National News Roundup – April 2, 2025

TX City Plans to Recycle Wastewater for Drinking
El Paso on track to be first direct-to-distribution reuse facility in US.
Parched El Paso, Texas, is a desert town that gets less than nine inches of rain a year. Moreover, the last two years in El Paso have been the hottest in recorded history. El Paso is doing what other U.S. cities may be forced to do amid enduring drought conditions.
At the end of February, the El Paso Water Department broke ground on a project to secure water for the city of 700,000: an advanced water purification facility will deliver 10 million gallons per day of processed water from the city’s wastewater stream directly into its drinking water supply.
El Paso’s Pure Water Center, which will go online by 2028, is the first direct-to-distribution reuse facility in the country.
Treating wastewater for reuse as drinking water has long been controversial. But as technology has advanced and water resources dwindle, more cities are exploring direct reuse. Other Texas communities are either moving forward with plans for treatment plants or have studies underway on the best way to do so. Arizona cities Phoenix and Tucson are expected to follow suit. The states of Colorado and California recently adopted rules to regulate sewage recycling technology in anticipation of demand for more wastewater-to-drinking-water plants.
The El Paso system requires an online monitoring system with alarms and automatic shut-down capability. The utility will also work to educate residents and businesses in El Paso to discourage them from putting chemicals and pharmaceuticals down the drain. Officials acknowledge that unwanted material will inevitably enter the sewer system, so the treatment process is designed to remove these potential contaminants.
Environmental advocates have raised concerns about new, chemically exotic contaminants in the supposedly purified water, like per- and polyfluoroalkyl substances (PFAS), which aren’t yet regulated in drinking water. The environmental nonprofit Food and Water Watch warns that “it’s impossible to monitor every potential toxin in a direct potable reuse system.” A growing number of water-starved communities have decided to take the risk.
The first direct potable reuse plant in the world opened in 1968 in Namibia, southern Africa’s driest country. The technology is poised to grow in the United States as southwestern states contend with aridification and growing populations. As the sewage-to-potable technology has moved forward, the federal government has relied on states to regulate direct potable reuse.
(Sources: Climate News, Governing)
VA County Uses Tech to Reduce Landfill Traffic
Driver’s license scans aim to restrict unauthorized access to facility.
Traffic jams on freeways and highways are a familiar experience, but congestion at a county landfill may seem unexpected. Nevertheless, demand is such a problem in Prince William County, Virginia, that county officials are demanding residency identification verification to reduce wait times at the county’s landfill and compost facility.

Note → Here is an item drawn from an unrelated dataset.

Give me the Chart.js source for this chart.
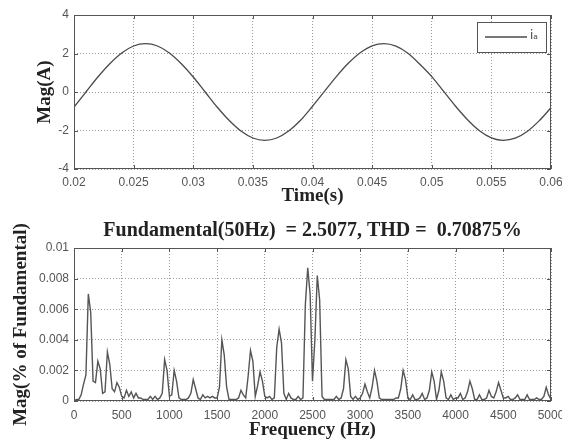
<!DOCTYPE html>
<html>
<head>
<meta charset="utf-8">
<script src="https://cdn.jsdelivr.net/npm/chart.js@4.4.1/dist/chart.umd.min.js"></script>
<style>
  html, body { margin: 0; padding: 0; background: #fff; }
  #wrap { position: relative; width: 562px; height: 444px; overflow: hidden; }
  canvas { position: absolute; left: 0; }
  #current { top: 0; }
  #spectrum { top: 215px; }
</style>
</head>
<body>
<div id="wrap">
  <canvas id="current" width="562" height="215"></canvas>
  <canvas id="spectrum" width="562" height="229"></canvas>
</div>
<script>
// ---- Phase current waveform (sampled every 1 ms from 0.02 s) ----
const timeStartS = 0.02;
const timeStepS = 0.001;
const currentA = [
  -0.78, 0.00, 0.78, 1.47, 2.03, 2.39, 2.51, 2.39, 2.03, 1.47,
   0.78, 0.00, -0.78, -1.47, -2.03, -2.39, -2.51, -2.39, -2.03, -1.47,
  -0.74, 0.03, 0.80, 1.49, 2.04, 2.40, 2.51, 2.38, 2.01, 1.44,
   0.80, 0.03, -0.74, -1.44, -2.01, -2.38, -2.51, -2.40, -2.05, -1.50,
  -0.82
];
const currentLabel = 'i\u2090';
const timeTicks = [0.02, 0.025, 0.03, 0.035, 0.04, 0.045, 0.05, 0.055, 0.06];
const timeTickLabels = ['0.02', '0.025', '0.03', '0.035', '0.04', '0.045', '0.05', '0.055', '0.06'];
const currentTicks = [-4, -2, 0, 2, 4];
const currentTickLabels = ['-4', '-2', '0', '2', '4'];

// ---- Harmonic spectrum (25 Hz bins, 0 .. 5000 Hz) ----
const spectrumBinHz = 25;
const spectrumMag = [
  // 0 - 475 Hz
  0.0000, 0.0001, 0.0001, 0.0004, 0.0011, 0.0017, 0.0070, 0.0058, 0.0013, 0.0012,
  0.0026, 0.0021, 0.0005, 0.0006, 0.0032, 0.0024, 0.0008, 0.0006, 0.0012, 0.0009,
  // 500 - 975 Hz
  0.0003, 0.0002, 0.0007, 0.0003, 0.0006, 0.0002, 0.0005, 0.0002, 0.0002, 0.0001,
  0.0001, 0.0001, 0.0003, 0.0001, 0.0003, 0.0001, 0.0002, 0.0005, 0.0027, 0.0020,
  // 1000 - 1475 Hz
  0.0003, 0.0004, 0.0020, 0.0013, 0.0002, 0.0001, 0.0001, 0.0001, 0.0002, 0.0005,
  0.0014, 0.0008, 0.0002, 0.0001, 0.0004, 0.0002, 0.0003, 0.0002, 0.0003, 0.0002,
  // 1500 - 1975 Hz
  0.0002, 0.0009, 0.0040, 0.0030, 0.0009, 0.0001, 0.0001, 0.0001, 0.0001, 0.0002,
  0.0007, 0.0004, 0.0002, 0.0016, 0.0033, 0.0026, 0.0003, 0.0010, 0.0019, 0.0013,
  // 2000 - 2475 Hz
  0.0003, 0.0002, 0.0003, 0.0001, 0.0002, 0.0035, 0.0047, 0.0038, 0.0005, 0.0001,
  0.0005, 0.0002, 0.0001, 0.0001, 0.0003, 0.0001, 0.0002, 0.0063, 0.0087, 0.0070,
  // 2500 - 2975 Hz
  0.0013, 0.0040, 0.0082, 0.0066, 0.0003, 0.0001, 0.0001, 0.0001, 0.0001, 0.0001,
  0.0003, 0.0001, 0.0002, 0.0008, 0.0027, 0.0021, 0.0003, 0.0001, 0.0003, 0.0001,
  // 3000 - 3475 Hz
  0.0002, 0.0005, 0.0011, 0.0006, 0.0002, 0.0009, 0.0020, 0.0013, 0.0002, 0.0001,
  0.0001, 0.0001, 0.0001, 0.0001, 0.0001, 0.0002, 0.0002, 0.0008, 0.0020, 0.0014,
  // 3500 - 3975 Hz
  0.0002, 0.0001, 0.0004, 0.0001, 0.0001, 0.0002, 0.0005, 0.0001, 0.0002, 0.0007,
  0.0019, 0.0013, 0.0001, 0.0007, 0.0019, 0.0013, 0.0002, 0.0001, 0.0004, 0.0001,
  // 4000 - 4475 Hz
  0.0002, 0.0002, 0.0005, 0.0001, 0.0002, 0.0006, 0.0013, 0.0008, 0.0001, 0.0001,
  0.0004, 0.0001, 0.0001, 0.0002, 0.0007, 0.0003, 0.0002, 0.0006, 0.0012, 0.0007,
  // 4500 - 4975 Hz
  0.0002, 0.0002, 0.0003, 0.0001, 0.0001, 0.0002, 0.0004, 0.0001, 0.0001, 0.0001,
  0.0004, 0.0001, 0.0001, 0.0001, 0.0002, 0.0001, 0.0001, 0.0003, 0.0009, 0.0004,
  // 5000 Hz
  0.0001
];
const freqTicks = [0, 500, 1000, 1500, 2000, 2500, 3000, 3500, 4000, 4500, 5000];
const freqTickLabels = ['0', '500', '1000', '1500', '2000', '2500', '3000', '3500', '4000', '4500', '5000'];
const magTicks = [0, 0.002, 0.004, 0.006, 0.008, 0.01];
const magTickLabels = ['0', '0.002', '0.004', '0.006', '0.008', '0.01'];
const spectrumTitle = 'Fundamental(50Hz)  = 2.5077, THD =  0.70875%';

// ---- Shared styling ----
const serifFamily = '"Liberation Serif", "Times New Roman", serif';
const serifBold = { family: serifFamily, size: 19, weight: 'bold', lineHeight: 1.2 };
const titleFont = { family: serifFamily, size: 20, weight: 'bold', lineHeight: 1.2 };
const tickFont = { family: '"Liberation Sans", Arial, sans-serif', size: 12, lineHeight: 1.2 };
const tickColor = '#555';
const titleColor = '#222';
const gridColor = '#9a9a9a';

function fixedTicks(values) {
  return scale => { scale.ticks = values.map(v => ({ value: v })); };
}
function labelFrom(values, labels) {
  return v => {
    let best = 0;
    for (let i = 1; i < values.length; i++) {
      if (Math.abs(values[i] - v) < Math.abs(values[best] - v)) best = i;
    }
    return labels[best];
  };
}
// Fixed axis thickness; edge labels may overhang the plot instead of shrinking it
function fitX(height) {
  return s => { s.height = height; s.paddingLeft = 0; s.paddingRight = 0; };
}
function fitY(width) {
  return s => { s.width = width; s.paddingTop = 0; s.paddingBottom = 0; };
}

// Box around the plotting area with small inward tick marks on every side (MATLAB style)
const framePlugin = {
  id: 'frame',
  afterDatasetsDraw(chart) {
    const { ctx, chartArea: a, scales } = chart;
    ctx.save();
    ctx.strokeStyle = '#555';
    ctx.lineWidth = 1;
    ctx.strokeRect(a.left + 0.5, a.top + 0.5, a.right - a.left - 1, a.bottom - a.top - 1);
    const len = 4;
    ctx.beginPath();
    scales.x.ticks.forEach(t => {
      const px = Math.round(scales.x.getPixelForValue(t.value)) + 0.5;
      ctx.moveTo(px, a.bottom); ctx.lineTo(px, a.bottom - len);
      ctx.moveTo(px, a.top); ctx.lineTo(px, a.top + len);
    });
    scales.y.ticks.forEach(t => {
      const py = Math.round(scales.y.getPixelForValue(t.value)) + 0.5;
      ctx.moveTo(a.left, py); ctx.lineTo(a.left + len, py);
      ctx.moveTo(a.right, py); ctx.lineTo(a.right - len, py);
    });
    ctx.stroke();
    ctx.restore();
  }
};

// Boxed legend in the upper right corner of the plotting area
const boxLegendPlugin = {
  id: 'boxLegend',
  afterDraw(chart) {
    const { ctx, chartArea: a } = chart;
    const ds = chart.data.datasets[0];
    const w = 69, h = 30;
    const x = a.right - 5 - w, y = a.top + 7;
    ctx.save();
    ctx.fillStyle = '#fff';
    ctx.fillRect(x, y, w, h);
    ctx.strokeStyle = '#555';
    ctx.lineWidth = 1;
    ctx.strokeRect(x + 0.5, y + 0.5, w, h);
    ctx.strokeStyle = ds.borderColor;
    ctx.lineWidth = ds.borderWidth;
    ctx.beginPath();
    ctx.moveTo(x + 8, y + h / 2);
    ctx.lineTo(x + 50, y + h / 2);
    ctx.stroke();
    ctx.fillStyle = '#444';
    ctx.font = '12px "DejaVu Sans", sans-serif';
    ctx.textBaseline = 'middle';
    ctx.fillText(ds.label, x + 53, y + h / 2 - 1);
    ctx.restore();
  }
};

// ---- Top: current vs time ----
new Chart(document.getElementById('current'), {
  type: 'line',
  data: {
    datasets: [{
      label: currentLabel,
      data: currentA.map((v, i) => ({ x: timeStartS + i * timeStepS, y: v })),
      borderColor: '#4a4a4a',
      borderWidth: 1.3,
      pointRadius: 0,
      cubicInterpolationMode: 'monotone',
      fill: false
    }]
  },
  options: {
    responsive: false,
    animation: false,
    devicePixelRatio: 1,
    layout: { padding: { left: 0, right: 11, top: 15, bottom: 0 } },
    plugins: { legend: { display: false }, tooltip: { enabled: false } },
    scales: {
      x: {
        type: 'linear', min: 0.02, max: 0.06,
        afterBuildTicks: fixedTicks(timeTicks),
        afterFit: fitX(46),
        grid: { color: gridColor, lineWidth: 1, drawTicks: false },
        border: { display: false, dash: [1, 2] },
        ticks: { font: tickFont, color: tickColor, padding: 6, maxRotation: 0, autoSkip: false,
                 callback: labelFrom(timeTicks, timeTickLabels) },
        title: { display: true, text: 'Time(s)', font: serifBold, color: titleColor, padding: { top: 0, bottom: 8 } }
      },
      y: {
        type: 'linear', min: -4, max: 4,
        afterBuildTicks: fixedTicks(currentTicks),
        afterFit: fitY(74),
        grid: { color: gridColor, lineWidth: 1, drawTicks: false },
        border: { display: false, dash: [1, 2] },
        ticks: { font: tickFont, color: tickColor, padding: 5, autoSkip: false,
                 callback: labelFrom(currentTicks, currentTickLabels) },
        title: { display: true, text: 'Mag(A)', font: serifBold, color: titleColor, padding: { top: 34, bottom: 0 } }
      }
    }
  },
  plugins: [framePlugin, boxLegendPlugin]
});

// ---- Bottom: harmonic spectrum ----
new Chart(document.getElementById('spectrum'), {
  type: 'line',
  data: {
    datasets: [{
      label: 'Spectrum',
      data: spectrumMag.map((m, i) => ({ x: i * spectrumBinHz, y: m })),
      borderColor: '#555',
      borderWidth: 1.4,
      pointRadius: 0,
      tension: 0,
      fill: false
    }]
  },
  options: {
    responsive: false,
    animation: false,
    devicePixelRatio: 1,
    layout: { padding: { left: 0, right: 11, top: 0, bottom: 0 } },
    plugins: {
      legend: { display: false },
      tooltip: { enabled: false },
      title: {
        display: true, text: spectrumTitle, fullSize: false,
        font: titleFont, color: titleColor, padding: { top: 4, bottom: 5 }
      }
    },
    scales: {
      x: {
        type: 'linear', min: 0, max: 5000,
        afterBuildTicks: fixedTicks(freqTicks),
        afterFit: fitX(43),
        grid: { color: gridColor, lineWidth: 1, drawTicks: false },
        border: { display: false, dash: [1, 2] },
        ticks: { font: tickFont, color: tickColor, padding: 7, maxRotation: 0, autoSkip: false,
                 callback: labelFrom(freqTicks, freqTickLabels) },
        title: { display: true, text: 'Frequency (Hz)', font: serifBold, color: titleColor, padding: { top: 0, bottom: 3 } }
      },
      y: {
        type: 'linear', min: 0, max: 0.01,
        afterBuildTicks: fixedTicks(magTicks),
        afterFit: fitY(74),
        grid: { color: gridColor, lineWidth: 1, drawTicks: false },
        border: { display: false, dash: [1, 2] },
        ticks: { font: tickFont, color: tickColor, padding: 5, autoSkip: false,
                 callback: labelFrom(magTicks, magTickLabels) },
        title: { display: true, text: 'Mag(% of Fundamental)', font: serifBold, color: titleColor, padding: { top: 10, bottom: 0 } }
      }
    }
  },
  plugins: [framePlugin]
});
</script>
</body>
</html>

Several cities are not participants in the county’s landfill fee program, but some residents of those cities have been helping themselves to “free” landfill use, creating traffic jams as they crowd legitimate county users of the disposal site.
The new driver’s license scanning technology will determine if a resident is from one of the non-participating towns or cities. The system will replace manual, visual ID checks with secure scanning technology to verify Prince William County residency.
The county says the driver’s license-scanning technology will not store personal data.